Brahman is the impersonal aspect of God. Then there is the localized aspect, known as Paramatma. I am not you and you are not me. Therefore I don’t know what you are thinking and you don’t know what I am thinking. Through communication or mystic perfection we can learn about each other, but that is not the same as experiencing everything firsthand. As Paramatma, Krishna is inside of every person. He is there from the start to the end. He is the same individual within all creatures; thus He is not divided.
bhāvam avyayam īkṣate
taj jñānaṁ viddhi sāttvikam
“That knowledge by which one undivided spiritual nature is seen in all existences, undivided in the divided, is knowledge in the mode of goodness.” (Lord Krishna, Bhagavad-gita, 18.20)
Krishna in His Bhagavan feature is the full realization. This is God the person. When we think we are speaking to God, Krishna is the one who hears us. He has expansions of His personal form, like with Vishnu, Rama and Narasimha, but they are identical to Him. God is so great that He can expand His personal body and still remain a single person.
So what makes Krishna so special? What is unique about Bhagavan? One distinction is that there is no difference between body and spirit for Krishna. That transcendental body features endless variety. Any aspect is a candidate for meditation for the living entity struggling hard in the material world with the six senses, which include the mind.

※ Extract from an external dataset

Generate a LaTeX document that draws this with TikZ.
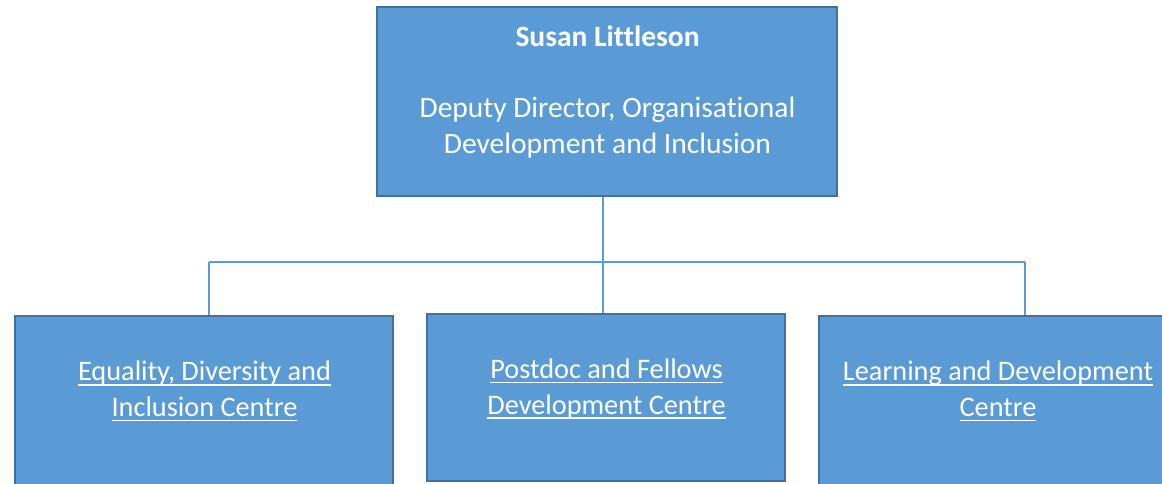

“The living entities in this conditioned world are My eternal, fragmental parts. Due to conditioned life, they are struggling very hard with the six senses, which include the mind.” (Lord Krishna, Bhagavad-gita, 15.7)

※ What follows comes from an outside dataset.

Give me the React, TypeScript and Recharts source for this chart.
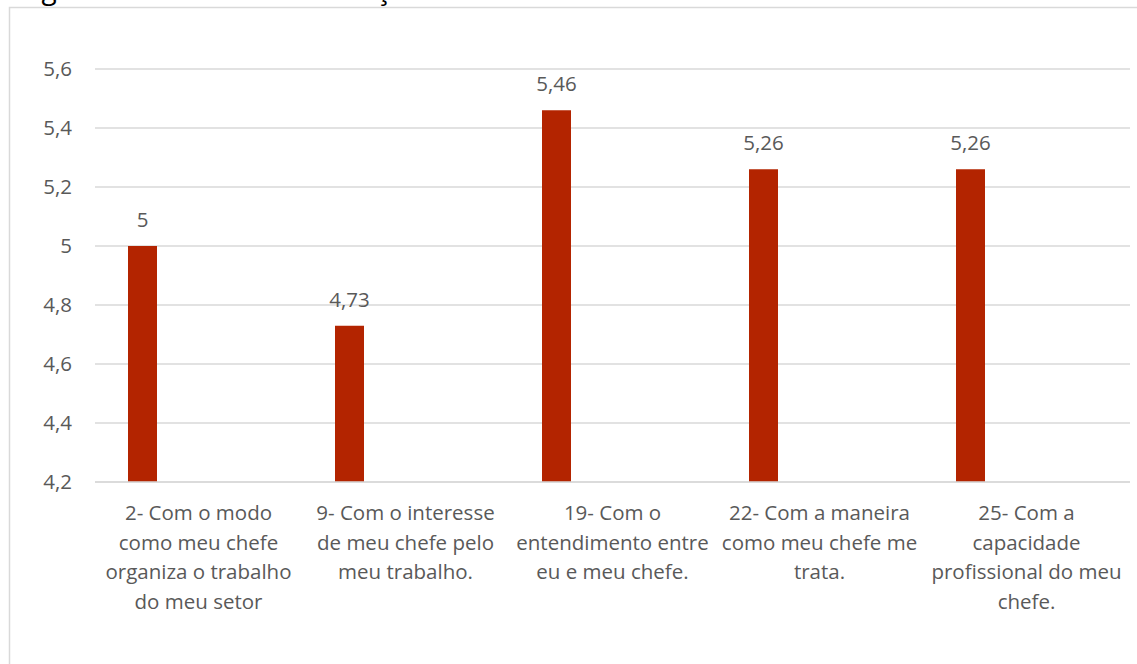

We can start with Krishna’s feet. They are compared to lotus flowers. The lotus is a symbol of purity and beauty. When it floats on the surface of the pond, it does not get wet. It essentially makes its own boat to stay afloat. Krishna’s feet are like the lotus flower in that they are spotless and beautiful. Those feet are also soft and feature auspicious signs on the soles.
“Your son possesses various wonderful fate lines on His palms. There are the signs of lotus flowers and wheels on His palms, and on His soles there are the signs of a flag, a thunderbolt, a fish, a rod for controlling elephants, and a lotus flower. Please observe how auspicious these signs are!” (A gopi speaking to Nanda Maharaja, The Nectar of Devotion, 21.2)

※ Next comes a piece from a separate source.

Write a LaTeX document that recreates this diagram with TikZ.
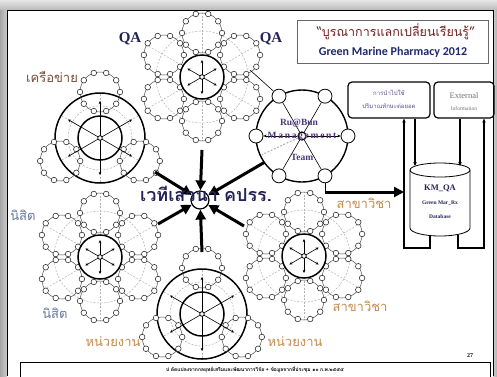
\documentclass[tikz,border=0pt]{standalone}
\usepackage{fontspec}
\setmainfont{Liberation Serif}
\newfontfamily\thaifont[Script=Thai]{Loma}
\newfontfamily\calfont{Carlito}
\usetikzlibrary{arrows.meta,calc}
\definecolor{navyc}{RGB}{35,35,90}
\definecolor{maroonc}{RGB}{115,35,35}
\definecolor{tanc}{RGB}{196,140,78}
\definecolor{slatec}{RGB}{105,120,160}
\definecolor{brownc}{RGB}{120,80,60}
\definecolor{purplec}{RGB}{95,80,140}
\definecolor{wheelc}{RGB}{75,55,125}
\definecolor{bluec}{RGB}{30,40,110}
\tikzset{
  ringline/.style={draw=black!70, line width=0.5pt},
  dotc/.style={draw=black!85, fill=white, line width=0.55pt},
  faint/.style={draw=black!30, line width=0.5pt, dash pattern=on 2pt off 1.5pt},
  innerc/.style={draw=black, line width=1.5pt, fill=white},
  outerc/.style={draw=black, line width=1.5pt},
  spokearrow/.style={-{Stealth[length=3.2pt,width=2.8pt]}, line width=0.6pt},
  bigarrow/.style={-{Triangle[length=10pt,width=10pt]}, line width=3pt},
  flowarrow/.style={-{Stealth[length=4pt,width=3.5pt]}, line width=1.2pt},
  lbl/.style={font=\thaifont\fontsize{13}{13}\selectfont},
  qa/.style={font=\bfseries\fontsize{15}{15}\selectfont, text=navyc},
  wnode/.style={circle, draw, fill=white, line width=0.8pt, minimum size=14pt, inner sep=0pt},
  wtext/.style={font=\bfseries\fontsize{9.5}{9.5}\selectfont, text=wheelc, inner sep=0pt},
  infobox/.style={draw, rounded corners=4pt, line width=1.2pt, align=center, inner sep=0pt},
}
\newcommand{\petal}{%
  \draw[ringline] (0,0) circle (20pt);
  \foreach \k in {0,36,...,324} \draw[dotc] (\k:20pt) circle (2.8pt);
}
\newcommand{\flowerA}[2]{%
  \coordinate (#1) at #2;
  \begin{scope}[shift={#2}]
    \draw[faint] (0,0) circle (46pt);
    \foreach \a in {30,90,...,330} \draw[faint] (0,0) -- (\a:64pt);
    \foreach \a in {30,90,...,330}{\begin{scope}[shift={(\a:44pt)}]\petal\end{scope}}
    \draw[innerc] (0,0) circle (22pt);
    \foreach \a in {30,90,...,330} \draw[spokearrow] (0,0) -- (\a:17pt);
    \draw[line width=0.8pt, fill=white] (0,0) circle (2.3pt);
  \end{scope}}
\newcommand{\flowerB}[2]{%
  \coordinate (#1) at #2;
  \begin{scope}[shift={#2}]
    \draw[faint] (0,0) circle (32pt);
    \foreach \a in {30,90,...,330} \draw[faint] (0,0) -- (\a:44pt);
    \draw[outerc] (0,0) circle (45pt);
    \foreach \a in {90,210,330}{\begin{scope}[shift={(\a:46pt)}]\petal\end{scope}}
    \draw[innerc] (0,0) circle (22pt);
    \foreach \a in {30,90,...,330} \draw[spokearrow] (0,0) -- (\a:37pt);
    \draw[line width=0.8pt, fill=white] (0,0) circle (2.3pt);
  \end{scope}}
\begin{document}
\begin{tikzpicture}[x=1pt,y=-1pt]
\useasboundingbox (0,0) rectangle (497,376);
% frame
\shade[top color=gray!20, bottom color=gray!55] (0,0) rectangle (497,10);
\shade[left color=gray!70, right color=gray!40] (0,10) rectangle (7,376);
\shade[left color=gray!40, right color=gray!60] (493,10) rectangle (497,376);
\fill[white] (7,10) rectangle (493,376);
\draw[line width=0.9pt] (7,376) -- (7,10) -- (493,10) -- (493,376);

% flowers
\flowerA{fQA}{(202,77)}
\flowerB{fNet}{(100,138)}
\flowerA{fStu}{(100,257)}
\flowerB{fUnit}{(202,314)}
\flowerA{fDep}{(304,256)}

% management wheel
\coordinate (mg) at (302,136);
\draw[line width=1.4pt, fill=white] (mg) circle (46pt);
\foreach \a [count=\i] in {0,60,...,300} \node[wnode] (m\i) at ($(mg)+(\a:46pt)$) {};
\node[circle, draw, line width=1.2pt, fill=white, minimum size=8pt, inner sep=0pt] (mhub) at (mg) {};
\foreach \i in {2,3,5,6} \draw[line width=0.6pt] (mhub) -- (m\i);
\draw[spokearrow] (mhub) -- (m1);
\draw[spokearrow] (mhub) -- (m4);
\coordinate (mdash) at ($(mg)+(205:44pt)$);
\draw[faint, line width=1pt] (mhub) -- (mdash);
\coordinate (qalink) at (250,70);
\draw[line width=0.6pt] (qalink) -- (m3);
\node[wtext] (wt1) at (299,123) {Ru@Bun};
\node[wtext, font=\bfseries\fontsize{9.5}{9.5}\selectfont\addfontfeature{LetterSpace=18}] (wt2) at (302,136) {Management};
\node[wtext] (wt3) at (302,157) {Team};

% centre
\node[circle, draw, line width=1.2pt, fill=white, minimum size=18pt, inner sep=0pt] (hub) at (200,200) {};
\coordinate (sTop) at (202,150);
\coordinate (sUL) at (155,172);
\coordinate (sUR) at ($(mg)+(215:46pt)$);
\coordinate (sLL) at (158,224);
\coordinate (sLR) at (244,226);
\coordinate (sBot) at (202,252);
\foreach \s in {sTop,sUL,sUR,sLL,sLR,sBot} \draw[bigarrow] (\s) -- (hub);
\node[font=\thaifont\bfseries\fontsize{18}{18}\selectfont, text=navyc, inner sep=0pt] (forum) at (206,194) {เวทีเสวนา คปรร.};

% labels
\node[qa] (qa1) at (130,39) {QA};
\node[qa] (qa2) at (271,39) {QA};
\node[lbl, text=brownc] (lnet) at (52,77) {เครือข่าย};
\node[lbl, text=slatec] (lstu1) at (23,215) {นิสิต};
\node[lbl, text=slatec] (lstu2) at (55,313) {นิสิต};
\node[lbl, text=tanc] (lunit1) at (113,341) {หน่วยงาน};
\node[lbl, text=tanc] (lunit2) at (295,341) {หน่วยงาน};
\node[lbl, text=tanc] (ldep1) at (364,203) {สาขาวิชา};
\node[lbl, text=tanc] (ldep2) at (360,306) {สาขาวิชา};

% title
\node[draw=black!60, line width=0.8pt, minimum width=191pt, minimum height=43pt, inner sep=0pt] (titlebox) at (392.5,41.5) {};
\node[font=\thaifont\fontsize{12.5}{12.5}\selectfont, text=maroonc, inner sep=0pt] (title1) at (396,32) {“บูรณาการแลกเปลี่ยนเรียนรู้”};
\node[font=\calfont\bfseries\fontsize{12}{12}\selectfont, text=bluec, inner sep=0pt] (title2) at (393,52) {Green Marine Pharmacy 2012};

% right side boxes
\node[infobox, minimum width=82pt, minimum height=36pt] (use) at (389,100) {};
\node[font=\thaifont\fontsize{6}{6}\selectfont, text=purplec, inner sep=0pt] (use1) at (389,93) {การนำไปใช้};
\node[font=\thaifont\fontsize{6}{6}\selectfont, text=purplec, inner sep=0pt] (use2) at (389,106) {ปริมาณทักษะต่อยอด};
\node[infobox, minimum width=60pt, minimum height=36pt] (ext) at (464,100) {};
\node[font=\fontsize{8.5}{8.5}\selectfont, text=black!55, inner sep=0pt] (ext1) at (464,96) {External};
\node[font=\fontsize{5.5}{5.5}\selectfont, text=black!55, inner sep=0pt] (ext2) at (464,109) {Information};

% database cylinder
\draw[line width=0.8pt, fill=white] (410,170) -- (410,228) arc[start angle=180,end angle=360,x radius=30pt,y radius=8pt] -- (470,170);
\draw[line width=0.8pt] (440,170) ellipse [x radius=30pt, y radius=7pt];
\node[font=\bfseries\fontsize{8.5}{8.5}\selectfont, text=navyc, inner sep=0pt] (db1) at (440,188) {KM\_QA};
\node[font=\bfseries\fontsize{5.5}{5.5}\selectfont, text=navyc, inner sep=0pt] (db2) at (440,203) {Green Mar\_Rx};
\node[font=\bfseries\fontsize{5.5}{5.5}\selectfont, text=navyc, inner sep=0pt] (db3) at (440,217) {Database};

\coordinate (dbA) at (415,166);
\coordinate (dbB) at (460,166);
\draw[flowarrow] (use.south -| dbA) -- (dbA);
\draw[flowarrow] (ext.south -| dbB) -- (dbB);
\coordinate (dbL) at (430,235.5);
\coordinate (lpL) at (404,248);
\draw[flowarrow] (dbL) |- (lpL) -- (use.south -| lpL);
\coordinate (dbR) at (458,235);
\coordinate (lpR) at (484,248);
\draw[flowarrow] (dbR) |- (lpR) -- (ext.south -| lpR);
\coordinate (dbin) at (404,192);
\draw[line width=0.7pt] (m6) -- (m6 |- dbin);
\draw[bigarrow] (m6 |- dbin) -- (dbin);

% page number and footer
\node[font=\bfseries\fontsize{6}{6}\selectfont, inner sep=0pt] (pgno) at (470,356) {27};
\draw[line width=0.7pt] (20,362) rectangle (490,380);
\node[font=\thaifont\bfseries\fontsize{5}{5}\selectfont, inner sep=0pt] (foot) at (255,369.5) {ป ดัดแปลงจากกลยุทธ์เสริมและพัฒนาการวิจัย + ข้อมูลจากที่ประชุม ๑๐ ก.พ.๒๕๕๕};
\end{tikzpicture}
\end{document}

The person desirous of connecting with Bhagavan through meditation can then gradually move their way up. Next come the thighs. Those are covered by a pitambara. This is a yellow cloth that looks beautiful on the Supreme Lord’s body. The color contrasts nicely with the dark blue complexion of Krishna. Why is God blue? This is a common question. The straightforward answer is that He just is. That bluish hue is extremely beautiful. It is compared to the dark cloud about to pour down rain and the indranila jewel. Indra means “king” and nila means “blue,” so we can translate the word to “royal blue.” The indranila mani is the sapphire.
Krishna’s body is soft to the touch. His eyes and hands are like lotus flowers too. He wears a garland of flowers around His neck and He also sports the precious kaustubha gem. His hair is soft and black and from His ears hang beautiful earrings. Krishna holds a flute in His hands and the sound it makes is stunning. In this way Bhagavan possesses endless variety in His body alone, and one can only bask in it if they know that God is a person, one to whom everyone is intimately tied.
Soft hair, complexion dark blue,
Auspicious signs on soles too.
Wearing pitambara waist around,
Holding flute making magical sound.
Though Krishna a person one,
An individual lacking variety none.
That God is a person must first know,
Then meditate on body from head to toe.